## REQUIRED WORK
Retype only what runs from the first line of the records to the line with "ax.spines['bottom'].set_linewidth(1.2)", inclusive, and no pictures.

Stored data
☆ ☆ ☆ ☆

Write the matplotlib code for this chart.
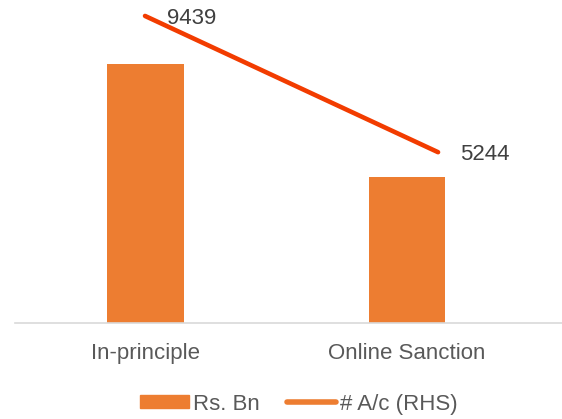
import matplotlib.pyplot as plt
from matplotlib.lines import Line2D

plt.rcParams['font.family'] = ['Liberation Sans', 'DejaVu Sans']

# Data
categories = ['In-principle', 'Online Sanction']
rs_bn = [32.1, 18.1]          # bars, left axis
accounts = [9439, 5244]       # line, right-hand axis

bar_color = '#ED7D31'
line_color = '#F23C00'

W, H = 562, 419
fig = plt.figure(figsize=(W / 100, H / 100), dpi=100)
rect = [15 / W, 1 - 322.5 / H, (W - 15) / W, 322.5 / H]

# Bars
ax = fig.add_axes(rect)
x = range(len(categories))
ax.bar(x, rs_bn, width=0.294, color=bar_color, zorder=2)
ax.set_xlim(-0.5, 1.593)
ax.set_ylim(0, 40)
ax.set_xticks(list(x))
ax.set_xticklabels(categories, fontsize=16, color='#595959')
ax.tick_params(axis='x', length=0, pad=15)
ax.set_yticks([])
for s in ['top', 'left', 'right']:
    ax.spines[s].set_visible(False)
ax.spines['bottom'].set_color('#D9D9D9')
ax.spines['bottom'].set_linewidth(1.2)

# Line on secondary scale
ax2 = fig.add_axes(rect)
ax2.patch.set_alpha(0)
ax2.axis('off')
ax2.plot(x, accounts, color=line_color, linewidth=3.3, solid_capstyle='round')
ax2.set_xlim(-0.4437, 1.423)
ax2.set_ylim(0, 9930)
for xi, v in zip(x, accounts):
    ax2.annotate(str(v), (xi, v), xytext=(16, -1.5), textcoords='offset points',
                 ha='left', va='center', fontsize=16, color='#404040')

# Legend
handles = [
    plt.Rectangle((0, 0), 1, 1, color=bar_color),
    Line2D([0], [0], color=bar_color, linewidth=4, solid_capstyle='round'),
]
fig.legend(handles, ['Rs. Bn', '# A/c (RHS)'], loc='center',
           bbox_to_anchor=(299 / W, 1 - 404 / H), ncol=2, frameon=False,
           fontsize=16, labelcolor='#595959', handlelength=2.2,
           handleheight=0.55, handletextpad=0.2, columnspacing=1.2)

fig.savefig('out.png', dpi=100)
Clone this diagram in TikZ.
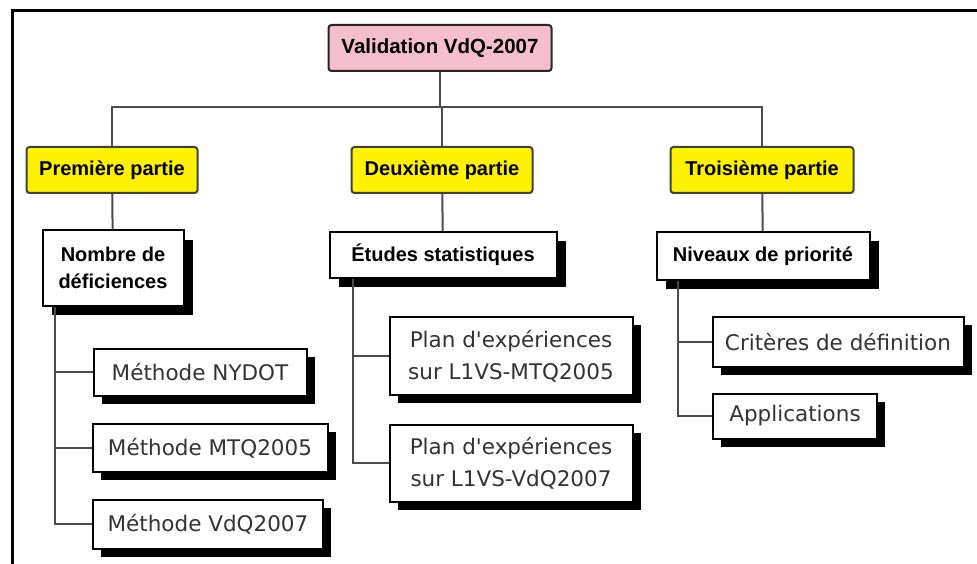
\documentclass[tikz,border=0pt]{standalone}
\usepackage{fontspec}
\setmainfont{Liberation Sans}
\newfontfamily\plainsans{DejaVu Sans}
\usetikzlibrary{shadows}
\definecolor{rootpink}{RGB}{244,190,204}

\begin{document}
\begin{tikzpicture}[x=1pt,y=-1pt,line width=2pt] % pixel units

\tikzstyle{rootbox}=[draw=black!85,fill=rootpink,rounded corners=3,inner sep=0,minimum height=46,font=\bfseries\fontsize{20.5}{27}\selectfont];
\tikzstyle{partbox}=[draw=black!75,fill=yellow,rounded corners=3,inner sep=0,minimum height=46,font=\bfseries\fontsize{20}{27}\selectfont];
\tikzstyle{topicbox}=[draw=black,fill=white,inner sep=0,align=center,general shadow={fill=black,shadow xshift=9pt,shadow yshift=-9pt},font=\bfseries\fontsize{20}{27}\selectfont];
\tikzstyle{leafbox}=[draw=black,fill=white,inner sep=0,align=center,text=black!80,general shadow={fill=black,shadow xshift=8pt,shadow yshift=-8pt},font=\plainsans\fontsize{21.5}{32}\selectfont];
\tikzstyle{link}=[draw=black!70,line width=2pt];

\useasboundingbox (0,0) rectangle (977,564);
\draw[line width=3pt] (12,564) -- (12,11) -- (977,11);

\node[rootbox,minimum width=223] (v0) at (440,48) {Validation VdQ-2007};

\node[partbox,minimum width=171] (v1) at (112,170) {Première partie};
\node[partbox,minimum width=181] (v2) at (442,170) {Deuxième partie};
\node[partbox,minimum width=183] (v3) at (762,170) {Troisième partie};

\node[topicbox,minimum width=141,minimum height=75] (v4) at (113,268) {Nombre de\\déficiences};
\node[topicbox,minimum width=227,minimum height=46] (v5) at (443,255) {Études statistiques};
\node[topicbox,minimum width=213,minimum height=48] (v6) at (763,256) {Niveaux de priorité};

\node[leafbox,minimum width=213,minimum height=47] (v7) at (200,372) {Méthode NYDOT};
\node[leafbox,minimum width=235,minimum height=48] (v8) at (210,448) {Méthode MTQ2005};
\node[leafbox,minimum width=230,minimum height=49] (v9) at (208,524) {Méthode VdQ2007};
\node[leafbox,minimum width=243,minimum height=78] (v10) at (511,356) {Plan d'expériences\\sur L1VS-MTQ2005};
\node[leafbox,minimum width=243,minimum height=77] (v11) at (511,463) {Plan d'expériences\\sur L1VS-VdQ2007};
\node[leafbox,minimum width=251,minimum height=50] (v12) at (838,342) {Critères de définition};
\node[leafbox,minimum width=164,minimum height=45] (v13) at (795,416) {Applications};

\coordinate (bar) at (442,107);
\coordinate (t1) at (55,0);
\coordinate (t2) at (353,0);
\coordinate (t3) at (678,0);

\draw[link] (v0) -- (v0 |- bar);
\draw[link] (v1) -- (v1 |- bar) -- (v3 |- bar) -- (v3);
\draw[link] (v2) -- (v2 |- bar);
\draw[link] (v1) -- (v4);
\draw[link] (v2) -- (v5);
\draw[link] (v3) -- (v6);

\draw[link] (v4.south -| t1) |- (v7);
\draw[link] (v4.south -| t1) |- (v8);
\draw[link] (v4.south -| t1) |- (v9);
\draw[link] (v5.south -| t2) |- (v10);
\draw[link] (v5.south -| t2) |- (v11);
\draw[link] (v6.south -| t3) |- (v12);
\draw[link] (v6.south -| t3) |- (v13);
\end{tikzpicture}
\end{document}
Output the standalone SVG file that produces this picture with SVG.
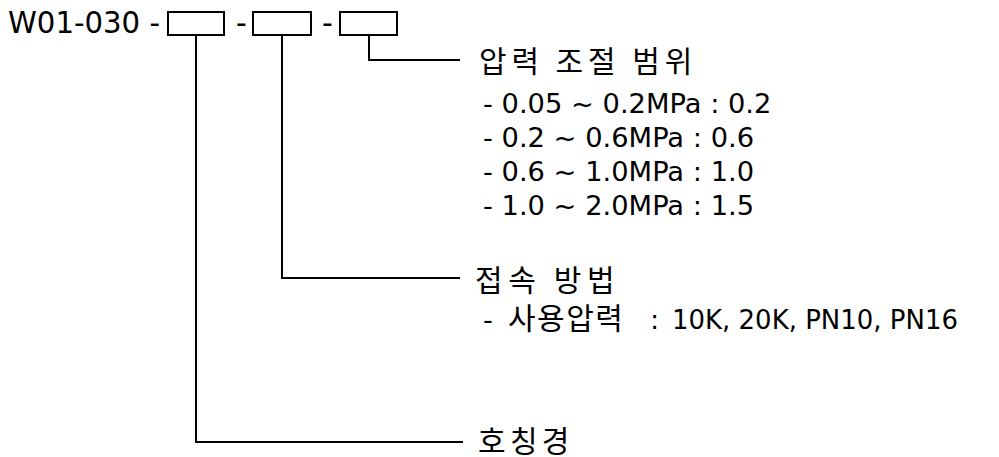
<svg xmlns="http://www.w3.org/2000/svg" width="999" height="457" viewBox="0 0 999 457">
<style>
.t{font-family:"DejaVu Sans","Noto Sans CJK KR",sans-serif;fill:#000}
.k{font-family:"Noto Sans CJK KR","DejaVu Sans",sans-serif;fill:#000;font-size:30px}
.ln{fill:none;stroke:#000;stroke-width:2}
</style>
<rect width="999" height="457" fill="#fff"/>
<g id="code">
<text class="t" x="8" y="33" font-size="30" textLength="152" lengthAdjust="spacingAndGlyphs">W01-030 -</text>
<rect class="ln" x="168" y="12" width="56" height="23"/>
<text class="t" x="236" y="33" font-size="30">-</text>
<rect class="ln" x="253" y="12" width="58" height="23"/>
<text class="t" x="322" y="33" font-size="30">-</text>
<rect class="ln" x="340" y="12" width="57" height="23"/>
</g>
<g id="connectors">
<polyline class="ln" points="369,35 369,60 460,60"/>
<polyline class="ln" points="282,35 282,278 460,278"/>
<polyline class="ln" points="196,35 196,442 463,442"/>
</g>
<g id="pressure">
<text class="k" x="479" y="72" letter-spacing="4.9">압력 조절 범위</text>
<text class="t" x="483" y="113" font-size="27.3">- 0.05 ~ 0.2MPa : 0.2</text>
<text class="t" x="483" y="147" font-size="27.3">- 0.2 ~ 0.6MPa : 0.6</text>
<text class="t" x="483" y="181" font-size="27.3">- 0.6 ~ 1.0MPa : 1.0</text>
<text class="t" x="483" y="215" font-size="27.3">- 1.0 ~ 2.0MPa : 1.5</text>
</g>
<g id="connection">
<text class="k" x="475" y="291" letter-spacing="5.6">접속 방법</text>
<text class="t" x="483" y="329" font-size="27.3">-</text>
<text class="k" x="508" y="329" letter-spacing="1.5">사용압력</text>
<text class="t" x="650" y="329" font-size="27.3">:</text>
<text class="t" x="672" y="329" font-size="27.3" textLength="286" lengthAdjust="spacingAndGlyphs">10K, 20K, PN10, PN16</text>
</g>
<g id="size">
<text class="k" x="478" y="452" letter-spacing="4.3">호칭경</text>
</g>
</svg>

☆ ☆ ☆ ☆

## CORRECT OUTPUT
Write the matplotlib code for this chart.
import matplotlib.pyplot as plt
from matplotlib.lines import Line2D

plt.rcParams['font.family'] = ['Liberation Sans', 'DejaVu Sans']

# Data
categories = ['In-principle', 'Online Sanction']
rs_bn = [32.1, 18.1]          # bars, left axis
accounts = [9439, 5244]       # line, right-hand axis

bar_color = '#ED7D31'
line_color = '#F23C00'

W, H = 562, 419
fig = plt.figure(figsize=(W / 100, H / 100), dpi=100)
rect = [15 / W, 1 - 322.5 / H, (W - 15) / W, 322.5 / H]

# Bars
ax = fig.add_axes(rect)
x = range(len(categories))
ax.bar(x, rs_bn, width=0.294, color=bar_color, zorder=2)
ax.set_xlim(-0.5, 1.593)
ax.set_ylim(0, 40)
ax.set_xticks(list(x))
ax.set_xticklabels(categories, fontsize=16, color='#595959')
ax.tick_params(axis='x', length=0, pad=15)
ax.set_yticks([])
for s in ['top', 'left', 'right']:
    ax.spines[s].set_visible(False)
ax.spines['bottom'].set_color('#D9D9D9')
ax.spines['bottom'].set_linewidth(1.2)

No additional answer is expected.